Wen acknowledged that it will be hard for China to attain its goal of holding the rise in consumer price index (CPI) at about 4.8 percent and controlling price hikes this year, which was made even more difficult by the worst sleet and snow disaster in decades in the first two months of this year.
"But we have no plan to change this goal," he told reporters.
The premier explained that it shows the resolve of the government to control price rises and curb inflation by setting the goal, and it will help stabilize the people's expectations for price rises by doing so.
"With price rises at a very rapid pace, the expectations for price hikes are usually more fearful than the price rises themselves," he said.

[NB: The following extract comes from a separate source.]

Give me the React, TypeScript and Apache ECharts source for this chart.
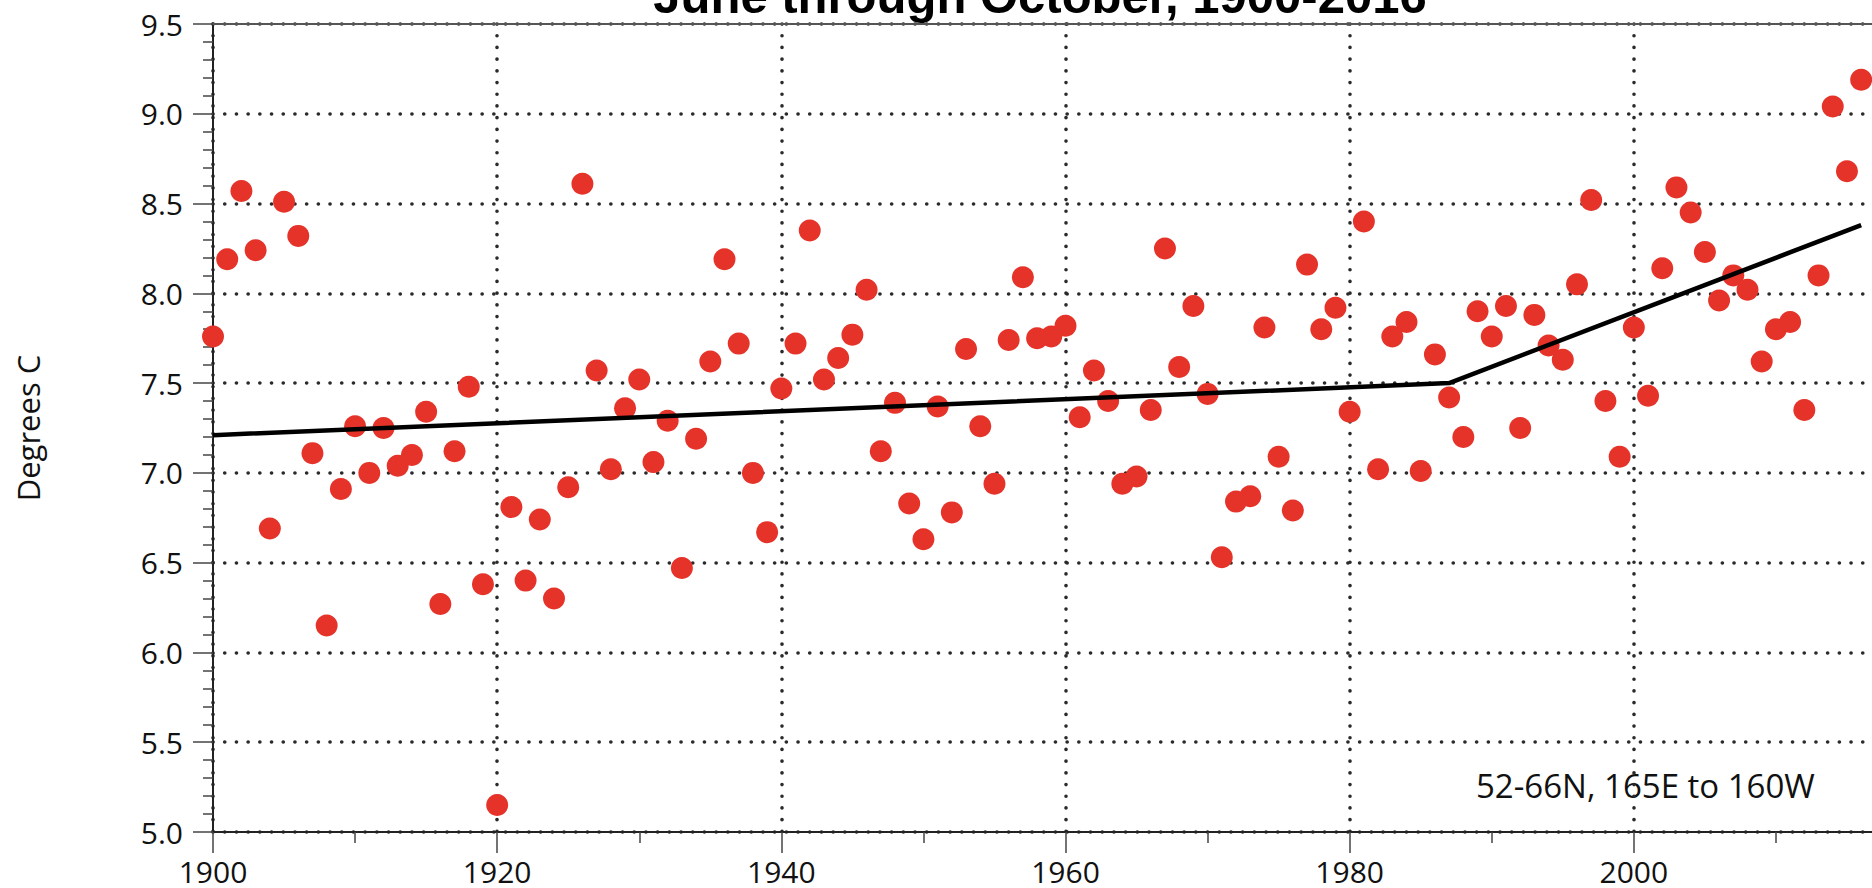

In addition, China has set this goal because it has confidence in what it has, he said, referring to the country's grain reserves of 150 to 200 million tons and general oversupply of major industrial products.
"As long as we take right policies and effective measures, we are fully confident that we can control the trend of excessive rises in prices," he said.
China's CPI rose 4.8 percent year-on-year in 2007 in China, mainly due to large increases in the cost of food and housing, Wen told the NPC annual session while delivering the government work report on March 5.
The key inflation indicator rose 8.7 percent in February over the same month last year, the highest monthly increase in nearly 12 years.
The figure was mainly pushed up by soaring food prices and the severe winter weather that wrought havoc in south China from January to February.
Food prices surged 23.3 percent in February, with pork prices up 63.4 percent, and vegetable prices rising 46 percent, contributing to about 80 percent of the CPI increase. Non-food prices edged up only 1.6 percent from a year earlier.
The February index was 1.6 percentage points higher than last month.